Berdasarkan Peraturan Gubernur nomor 10 tahun 2019 Kabupaten Purwakarta menerapkan pendidikan anti korupsi sejak dini.
Untuk mengajarkan pendidikan anti korupsi itu, semua sekolah-sekolah di Kabupaten Purwakarta membuat kotak kejujuran.
Kotak tersebut untuk menyimpan barang-barang yang ditemukan siswa namun bukan miliknya.
Cara itu rupanya efektif mengajarkan anak untuk tidak melakukan korupsi, sehingga tak ayal pendidikan anti rusuah ini direplikasi oleh Pemerintah Gorontalo Provinsi Sulawesi Utara.
“Mereka belajar langsung di sini bagaimana pendidikan anti korupsi di Purwakarta dikembangkan,” jelas Sekertaris Dinas Pendidikan Kabupaten Purwakarta Sadiyah.
Pendidikan anti korupsi seperti ini kata Sayidah terinsersi kedalam kurikulum dalam artian disisipkan modul pembelajaran kedalam kurikulum yang diajarkan.
“Misal pelajaran matematika karena itu ilmu pasti tidak ada istilah berbohong pasti 1 + 1 jadi 2, pendidikan anti korupsi pun harus seperti ini kalau ada uang A segini ya harus segini,” ucapnya.
Hal-hal itu disisipkan disemua mata pelajaran sehingga guru harus memahami terutama untuk guru tingkat sekolah dasar (SD).
“Kalau di SMP itu terinsersi ke dalam mata pelajaran PKN dan agama kalau yang SD terinsersi ke semua karena pembelajaran SD itu basic penanaman nilai yang paling dasar,” ujarnya.
Sejak diterapkan, banyak siswa didik di Kabupaten Purwakarta yang mampu membuat komik-komik anti korupsi.
Namun, kendati pendidikan anti korupsi sudah baik diterapkan, Sadiyah mengakui untuk kasus perundungan (bullying) disekolah, memang masih ada.
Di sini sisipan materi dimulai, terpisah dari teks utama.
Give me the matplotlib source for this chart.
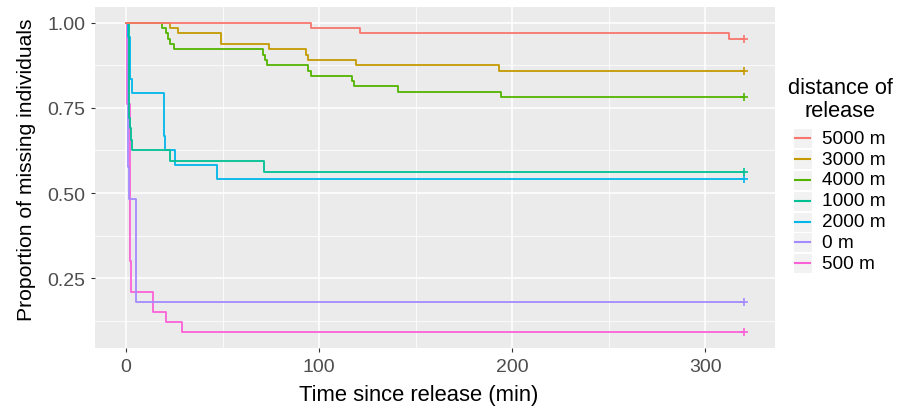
import matplotlib
matplotlib.use("Agg")
import matplotlib.pyplot as plt
from matplotlib.patches import Rectangle
from matplotlib.lines import Line2D

plt.rcParams['font.family'] = ['Liberation Sans', 'DejaVu Sans']

# survival curves: event times (min) and proportion left
labels = ['5000 m', '3000 m', '4000 m', '1000 m', '2000 m', '0 m', '500 m']
colors = ['#F8766D', '#C49A00', '#53B400', '#00C094', '#00B6EB', '#A58AFF', '#FB61D7']

t_5000 = [0, 96, 121, 312, 320]
s_5000 = [1.0, 0.984, 0.969, 0.953, 0.953]

t_3000 = [0, 23, 27, 49, 74, 93, 94, 119, 193, 320]
s_3000 = [1.0, 0.984, 0.969, 0.938, 0.922, 0.906, 0.891, 0.875, 0.859, 0.859]

t_4000 = [0, 18.5, 21, 22, 23, 25, 71, 72, 73, 94, 96, 117, 118, 141, 194, 320]
s_4000 = [1.0, 0.984, 0.969, 0.953, 0.938, 0.922, 0.906, 0.891, 0.875,
          0.859, 0.844, 0.828, 0.813, 0.797, 0.781, 0.781]

t_1000 = [0, 1.5, 2.0, 2.7, 3.4, 23, 71.5, 320]
s_1000 = [1.0, 0.72, 0.69, 0.656, 0.625, 0.594, 0.562, 0.562]

t_2000 = [0, 1.0, 2.2, 3.0, 19.5, 20.2, 25.5, 47, 320]
s_2000 = [1.0, 0.957, 0.833, 0.792, 0.667, 0.625, 0.583, 0.542, 0.542]

t_0 = [0, 0.9, 1.5, 5.0, 320]
s_0 = [1.0, 0.577, 0.483, 0.181, 0.181]

t_500 = [0, 0.6, 1.9, 2.6, 14, 21, 29, 320]
s_500 = [1.0, 0.76, 0.30, 0.21, 0.152, 0.121, 0.091, 0.091]

times = [t_5000, t_3000, t_4000, t_1000, t_2000, t_0, t_500]
survs = [s_5000, s_3000, s_4000, s_1000, s_2000, s_0, s_500]

fig = plt.figure(figsize=(9.06, 4.10), dpi=100)
ax = fig.add_axes([95 / 906, 61 / 410, 680 / 906, 341 / 410])
ax.set_facecolor('#EBEBEB')
for sp in ax.spines.values():
    sp.set_visible(False)

# draw in reverse so the first groups end on top like ggplot
for t, s, c in list(zip(times, survs, colors))[::-1]:
    ax.step(t, s, where='post', color=c, lw=1.3, zorder=3)
    ax.plot(t[-1], s[-1], marker='+', color=c, ms=6, mew=1.2, zorder=4)

ax.set_xlim(-16, 336)
ax.set_ylim(0.0455, 1.0455)
ax.set_xticks([0, 100, 200, 300])
ax.set_xticks([50, 150, 250], minor=True)
ax.set_yticks([0.25, 0.5, 0.75, 1.0])
ax.set_yticklabels(['0.25', '0.50', '0.75', '1.00'])
ax.set_yticks([0.125, 0.375, 0.625, 0.875], minor=True)
ax.grid(which='major', color='white', lw=1.1, zorder=0)
ax.grid(which='minor', color='white', lw=0.55, zorder=0)
ax.set_axisbelow(True)
ax.tick_params(which='major', length=3, width=0.8, color='#333333',
               labelcolor='#4D4D4D', labelsize=14, pad=4)
ax.tick_params(which='minor', length=0)

# axis titles placed where they sit in the reference
fig.text(419 / 906, 1 - 396 / 410, 'Time since release (min)', ha='center', va='center',
         fontsize=15.8)
fig.text(27 / 906, 1 - 170 / 410, 'Proportion of missing individuals', ha='center',
         va='center', rotation=90, fontsize=15.2)

# legend drawn by hand to get ggplot-style grey key boxes
fig.text(840 / 906, 1 - 100 / 410, 'distance of\nrelease', ha='center', va='center',
         fontsize=15.7, linespacing=1.15)
for i, (lab, c) in enumerate(zip(labels, colors)):
    yc = 1 - (139.3 + i * 20.8) / 410
    fig.patches.append(Rectangle((793 / 906, yc - 10 / 410), 19 / 906, 20 / 410,
                                 transform=fig.transFigure, facecolor='#F2F2F2',
                                 edgecolor='white', lw=0.8))
    fig.lines.append(Line2D([795 / 906, 810 / 906], [yc, yc], transform=fig.transFigure,
                            color=c, lw=1.5))
    fig.text(822 / 906, yc, lab, ha='left', va='center', fontsize=13.7)

fig.savefig('out.png', dpi=100)
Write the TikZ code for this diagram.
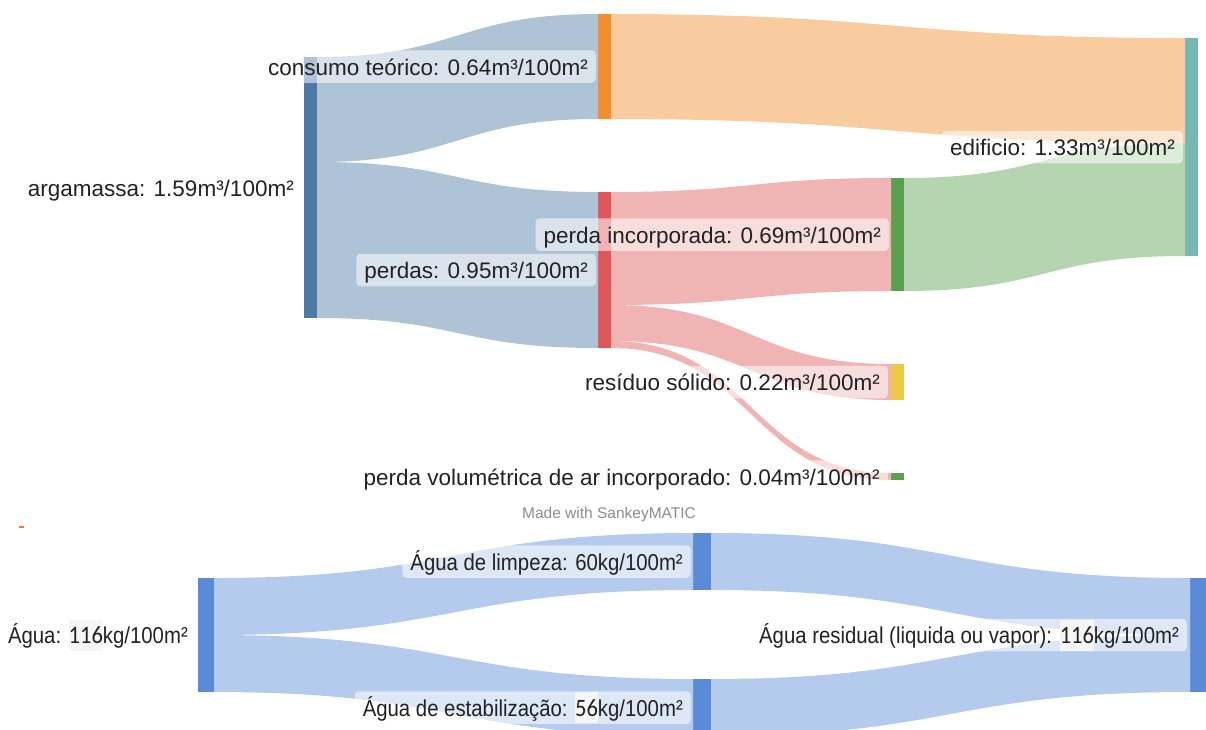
\documentclass[tikz,border=0pt]{standalone}
\usepackage{fontspec}
\setmainfont{Liberation Sans}
\newfontfamily\narrowsans[FakeStretch=0.885]{Liberation Sans}
\newfontfamily\numfont[FakeStretch=0.9]{Carlito}
\usetikzlibrary{calc,positioning}

\definecolor{argblue}{HTML}{4E79A7}
\definecolor{consorange}{HTML}{F28E2B}
\definecolor{perdred}{HTML}{E15759}
\definecolor{pincgreen}{HTML}{59A14F}
\definecolor{edifteal}{HTML}{76B7B2}
\definecolor{residyellow}{HTML}{EDC948}
\definecolor{waterblue}{HTML}{5B8BD7}
\definecolor{hlgray}{HTML}{F6F6F6}
\definecolor{inkblack}{HTML}{222222}
\definecolor{creditgray}{HTML}{8C8C8C}
\definecolor{markorange}{HTML}{F07A30}

% highlighted number inside a label
\newcommand\hlnum[1]{{\setlength\fboxsep{0pt}\colorbox{hlgray}{\rule[-7pt]{0pt}{31pt}\fontsize{25pt}{27pt}\numfont #1}}}

% Sankey band: source, offset at source, target, offset at target, thickness, colour
\newcommand\band[6]{%
  \fill[#6!45!white] let \p1=(#1.north east), \p2=(#3.north west), \n1={(\x1+\x2)/2} in
    (\x1,\y1-#2pt) .. controls (\n1,\y1-#2pt) and (\n1,\y2-#4pt) .. (\x2,\y2-#4pt)
    -- (\x2,\y2-#4pt-#5pt) .. controls (\n1,\y2-#4pt-#5pt) and (\n1,\y1-#2pt-#5pt) .. (\x1,\y1-#2pt-#5pt)
    -- cycle;}

\tikzset{
  bar/.style={rectangle, draw=none, fill=#1, inner sep=0pt, outer sep=0pt,
    minimum width=13pt, anchor=north west},
  lbl/.style={fill=white, fill opacity=0.55, text opacity=1, text=inkblack,
    rounded corners=4pt, inner xsep=8pt, inner ysep=4.5pt,
    text height=20.5pt, text depth=3pt,
    font=\fontsize{22.5pt}{27pt}\selectfont},
  wlbl/.style={lbl, font=\narrowsans\fontsize{23pt}{27pt}\selectfont},
}

\begin{document}
\begin{tikzpicture}[x=1pt,y=-1pt]
\clip (0,0) rectangle (1206,729);
\fill[white] (0,0) rectangle (1206,729);

% ---- mortar balance: bars ----
\node[bar=argblue, minimum height=261pt] (arg) at (304,57) {};
\node[bar=consorange, minimum height=105pt] (cons) at (598,14) {};
\node[bar=perdred, minimum height=156pt] (perd) at (598,192) {};
\node[bar=pincgreen, minimum height=113pt] (pinc) at (891,178) {};
\node[bar=edifteal, minimum height=218pt] (edif) at (1185,38) {};
\node[bar=residyellow, minimum height=36pt] (resid) at (891,364) {};
\node[bar=pincgreen, minimum height=7pt] (ar) at (891,473) {};

% ---- mortar balance: bands ----
\band{arg}{0}{cons}{0}{105}{argblue}
\band{arg}{105}{perd}{0}{156}{argblue}
\band{cons}{0}{edif}{0}{105}{consorange}
\band{perd}{0}{pinc}{0}{113}{perdred}
\band{perd}{113}{resid}{0}{36}{perdred}
\band{perd}{149}{ar}{0}{7}{perdred}
\band{pinc}{0}{edif}{105}{113}{pincgreen}

% ---- water balance: bars ----
\node[bar=waterblue, minimum width=16pt, minimum height=114pt] (agua) at (198,578) {};
\node[bar=waterblue, minimum width=18pt, minimum height=57pt] (limp) at (693,533) {};
\node[bar=waterblue, minimum width=18pt, minimum height=57pt] (estab) at (693,679) {};
\node[bar=waterblue, minimum width=16pt, minimum height=114pt] (resw) at (1190,578) {};

% ---- water balance: bands ----
\band{agua}{0}{limp}{0}{57}{waterblue}
\band{agua}{57}{estab}{0}{57}{waterblue}
\band{limp}{0}{resw}{0}{57}{waterblue}
\band{estab}{0}{resw}{57}{57}{waterblue}

% ---- labels ----
\node[lbl, left=2pt of arg] (larg) {argamassa: 1.59m³/100m²};
\node[lbl, left=2pt of cons] (lcons) {consumo teórico: 0.64m³/100m²};
\node[lbl, left=2pt of perd] (lperd) {perdas: 0.95m³/100m²};
\node[lbl, left=2pt of pinc] (lpinc) {perda incorporada: 0.69m³/100m²};
\node[lbl, left=2pt of edif] (ledif) {edificio: 1.33m³/100m²};
\node[lbl, left=3pt of resid] (lresid) {resíduo sólido: 0.22m³/100m²};
\node[lbl, left=3pt of ar] (lar) {perda volumétrica de ar incorporado: 0.04m³/100m²};

\node[text=creditgray, font=\fontsize{15.5pt}{18pt}\selectfont] (credit) at (609,514) {Made with SankeyMATIC};

\node[wlbl, left=2pt of agua] (lagua) {Água: \hlnum{116}kg/100m²};
\node[wlbl, left=2pt of limp] (llimp) {Água de limpeza: 60kg/100m²};
\node[wlbl, left=2pt of estab] (lestab) {Água de estabilização: \hlnum{56}kg/100m²};
\node[wlbl, left=3pt of resw] (lresw) {Água residual (liquida ou vapor): \hlnum{116}kg/100m²};

% small orange mark at the left edge
\fill[markorange] (19,526) rectangle (24,528);
\end{tikzpicture}
\end{document}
“Kita tidak bilang 0% ya, kadang-kadang ada saja memang kan pemberitaan itu sering kali ada tapi dia tidak melihat apakah ini kekerasan bullyingnya itu terjadi ketika bukan di lingkup sekolah atau di sekolah. Banyak hal ini bersambung-sambungan dulu,” paparnya.
Tiga perempat waktu anak-anak ada di rumah dan pihak sekolah tidak bisa memantau seluruh waktu.
“Kadang perilaku dirumah yang dibawa ke sekolah. Contoh di dalam TDBA (tatanen di bale atikan) ini ada program bagaimana pengelolaan sampah menjadi produk menjadi limbah yang diolah dan bisa produktif lagi untuk dimanfaatkan, nah di sekolah sudah oke tapi ketika di masyarakat kembali lagi dan ini memang agak sulit untuk menciptakan habituasi ya, butuh banyak dukungan bukan cuma di sekolah ya,” tutupnya.